* **GOAL**
Repeat exactly, and only, the lines from the one that contains "Recreate this image" to the one that contains "line=dict(color=blue, width=1.5)))", both ends included. Omit every picture.

* **SOURCE RECORDS**
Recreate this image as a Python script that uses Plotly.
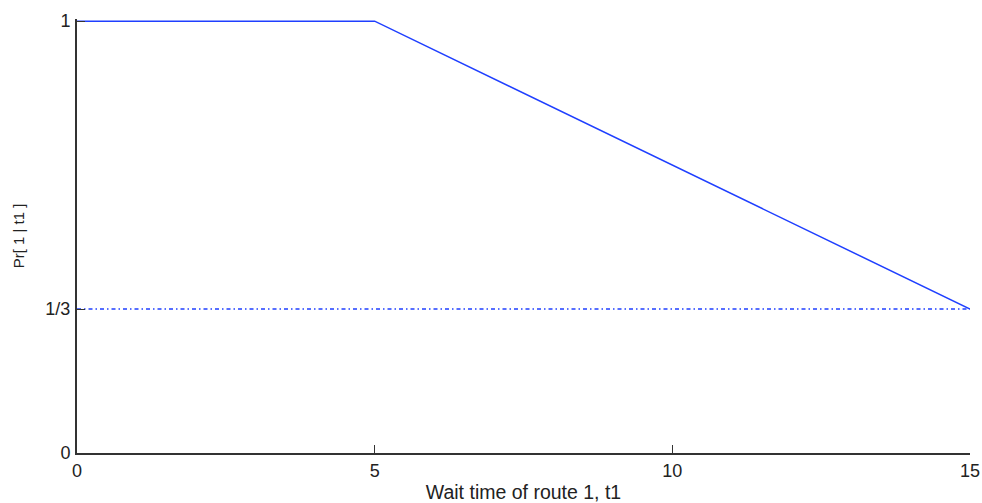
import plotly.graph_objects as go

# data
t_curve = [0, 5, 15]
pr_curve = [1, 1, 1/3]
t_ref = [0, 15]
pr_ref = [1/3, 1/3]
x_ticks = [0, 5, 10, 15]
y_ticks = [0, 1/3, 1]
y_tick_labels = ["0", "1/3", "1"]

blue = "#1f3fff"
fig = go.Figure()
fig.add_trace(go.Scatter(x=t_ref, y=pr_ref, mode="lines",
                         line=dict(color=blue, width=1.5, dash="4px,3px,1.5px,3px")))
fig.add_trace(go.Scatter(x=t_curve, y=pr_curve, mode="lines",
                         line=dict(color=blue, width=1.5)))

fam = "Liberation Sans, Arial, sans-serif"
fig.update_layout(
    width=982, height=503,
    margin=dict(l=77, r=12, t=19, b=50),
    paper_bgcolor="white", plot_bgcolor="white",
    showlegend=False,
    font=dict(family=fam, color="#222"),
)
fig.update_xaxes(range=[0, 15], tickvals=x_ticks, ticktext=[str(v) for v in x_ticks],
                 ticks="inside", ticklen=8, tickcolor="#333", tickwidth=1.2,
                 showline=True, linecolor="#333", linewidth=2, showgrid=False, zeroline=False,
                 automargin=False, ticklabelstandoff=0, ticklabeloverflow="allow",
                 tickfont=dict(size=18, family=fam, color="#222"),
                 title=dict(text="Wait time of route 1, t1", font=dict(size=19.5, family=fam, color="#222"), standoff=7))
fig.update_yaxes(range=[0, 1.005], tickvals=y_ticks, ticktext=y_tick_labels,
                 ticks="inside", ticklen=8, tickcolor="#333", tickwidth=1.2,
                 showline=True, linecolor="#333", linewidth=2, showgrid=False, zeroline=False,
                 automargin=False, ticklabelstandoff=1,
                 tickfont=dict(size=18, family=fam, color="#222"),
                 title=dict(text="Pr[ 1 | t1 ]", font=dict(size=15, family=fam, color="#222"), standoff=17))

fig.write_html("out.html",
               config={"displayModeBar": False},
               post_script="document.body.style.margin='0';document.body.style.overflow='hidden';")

* * *

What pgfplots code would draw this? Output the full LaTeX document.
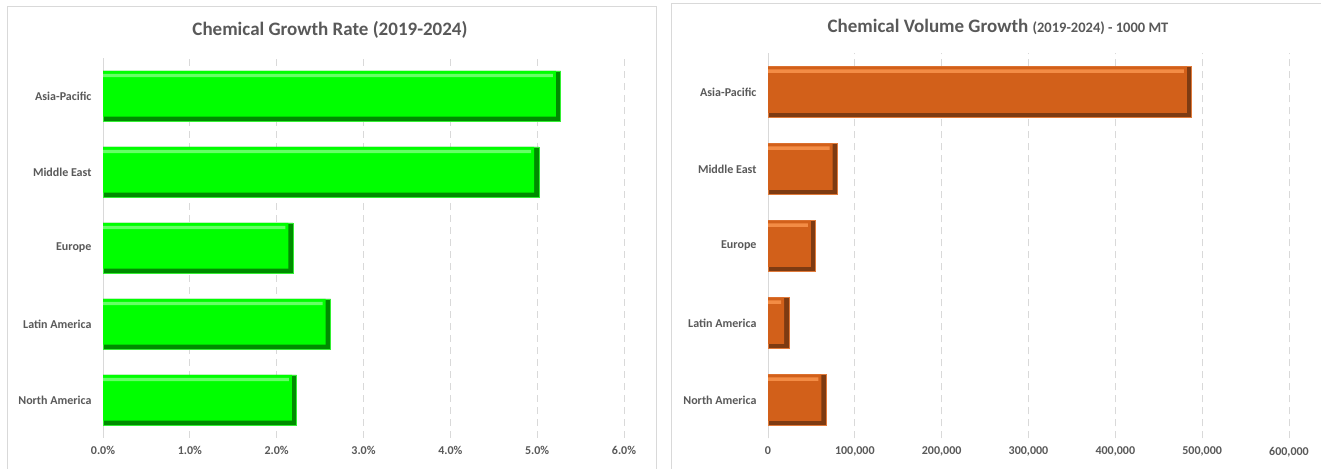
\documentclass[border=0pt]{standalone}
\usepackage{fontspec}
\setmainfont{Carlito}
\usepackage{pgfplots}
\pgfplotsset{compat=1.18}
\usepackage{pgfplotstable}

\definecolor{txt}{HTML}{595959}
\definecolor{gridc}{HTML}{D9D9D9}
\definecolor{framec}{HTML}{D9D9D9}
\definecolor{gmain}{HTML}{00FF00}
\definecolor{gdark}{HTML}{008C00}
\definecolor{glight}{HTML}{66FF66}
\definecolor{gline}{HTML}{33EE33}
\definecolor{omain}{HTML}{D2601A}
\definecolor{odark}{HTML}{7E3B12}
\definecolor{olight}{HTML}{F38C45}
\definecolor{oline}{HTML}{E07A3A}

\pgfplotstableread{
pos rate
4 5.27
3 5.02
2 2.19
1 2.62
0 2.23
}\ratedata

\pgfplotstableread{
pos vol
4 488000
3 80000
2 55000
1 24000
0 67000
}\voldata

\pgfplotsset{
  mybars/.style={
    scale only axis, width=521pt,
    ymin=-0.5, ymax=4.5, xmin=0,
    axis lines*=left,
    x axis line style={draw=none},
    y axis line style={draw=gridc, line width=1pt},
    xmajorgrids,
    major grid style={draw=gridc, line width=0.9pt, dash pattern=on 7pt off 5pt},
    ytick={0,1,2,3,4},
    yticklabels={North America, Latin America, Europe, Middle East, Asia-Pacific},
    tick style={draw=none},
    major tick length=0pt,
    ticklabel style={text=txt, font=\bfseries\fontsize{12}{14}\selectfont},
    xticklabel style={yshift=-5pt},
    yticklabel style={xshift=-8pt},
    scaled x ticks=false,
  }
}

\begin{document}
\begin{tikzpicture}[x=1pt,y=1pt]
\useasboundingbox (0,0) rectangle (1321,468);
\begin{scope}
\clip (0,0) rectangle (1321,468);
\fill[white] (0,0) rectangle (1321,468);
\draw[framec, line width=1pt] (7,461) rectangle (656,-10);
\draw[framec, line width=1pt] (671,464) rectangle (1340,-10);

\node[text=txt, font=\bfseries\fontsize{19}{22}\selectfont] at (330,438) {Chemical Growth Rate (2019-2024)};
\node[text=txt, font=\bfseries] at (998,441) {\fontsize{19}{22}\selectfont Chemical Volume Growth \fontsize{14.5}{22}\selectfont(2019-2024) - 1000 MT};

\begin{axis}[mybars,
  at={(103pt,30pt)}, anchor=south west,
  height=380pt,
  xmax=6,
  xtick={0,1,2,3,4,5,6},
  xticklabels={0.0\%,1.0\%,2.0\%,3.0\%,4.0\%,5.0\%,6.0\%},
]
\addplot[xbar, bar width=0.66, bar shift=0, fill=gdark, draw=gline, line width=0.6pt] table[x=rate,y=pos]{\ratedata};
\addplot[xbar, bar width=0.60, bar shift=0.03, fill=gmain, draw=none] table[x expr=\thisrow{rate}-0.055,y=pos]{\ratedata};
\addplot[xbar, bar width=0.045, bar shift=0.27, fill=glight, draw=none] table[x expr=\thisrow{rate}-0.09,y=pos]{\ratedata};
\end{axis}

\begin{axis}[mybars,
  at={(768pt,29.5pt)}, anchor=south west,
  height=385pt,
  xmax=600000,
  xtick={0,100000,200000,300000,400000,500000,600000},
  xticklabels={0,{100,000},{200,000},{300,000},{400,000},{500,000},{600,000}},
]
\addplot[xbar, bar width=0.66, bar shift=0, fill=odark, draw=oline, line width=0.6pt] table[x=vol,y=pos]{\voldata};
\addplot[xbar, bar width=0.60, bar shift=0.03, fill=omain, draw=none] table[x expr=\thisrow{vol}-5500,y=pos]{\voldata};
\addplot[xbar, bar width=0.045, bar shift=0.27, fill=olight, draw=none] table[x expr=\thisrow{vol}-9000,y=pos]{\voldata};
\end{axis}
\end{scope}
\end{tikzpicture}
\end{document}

* **CORRECT RESPONSE**
Recreate this image as a Python script that uses Plotly.
import plotly.graph_objects as go

# data
t_curve = [0, 5, 15]
pr_curve = [1, 1, 1/3]
t_ref = [0, 15]
pr_ref = [1/3, 1/3]
x_ticks = [0, 5, 10, 15]
y_ticks = [0, 1/3, 1]
y_tick_labels = ["0", "1/3", "1"]

blue = "#1f3fff"
fig = go.Figure()
fig.add_trace(go.Scatter(x=t_ref, y=pr_ref, mode="lines",
                         line=dict(color=blue, width=1.5, dash="4px,3px,1.5px,3px")))
fig.add_trace(go.Scatter(x=t_curve, y=pr_curve, mode="lines",
                         line=dict(color=blue, width=1.5)))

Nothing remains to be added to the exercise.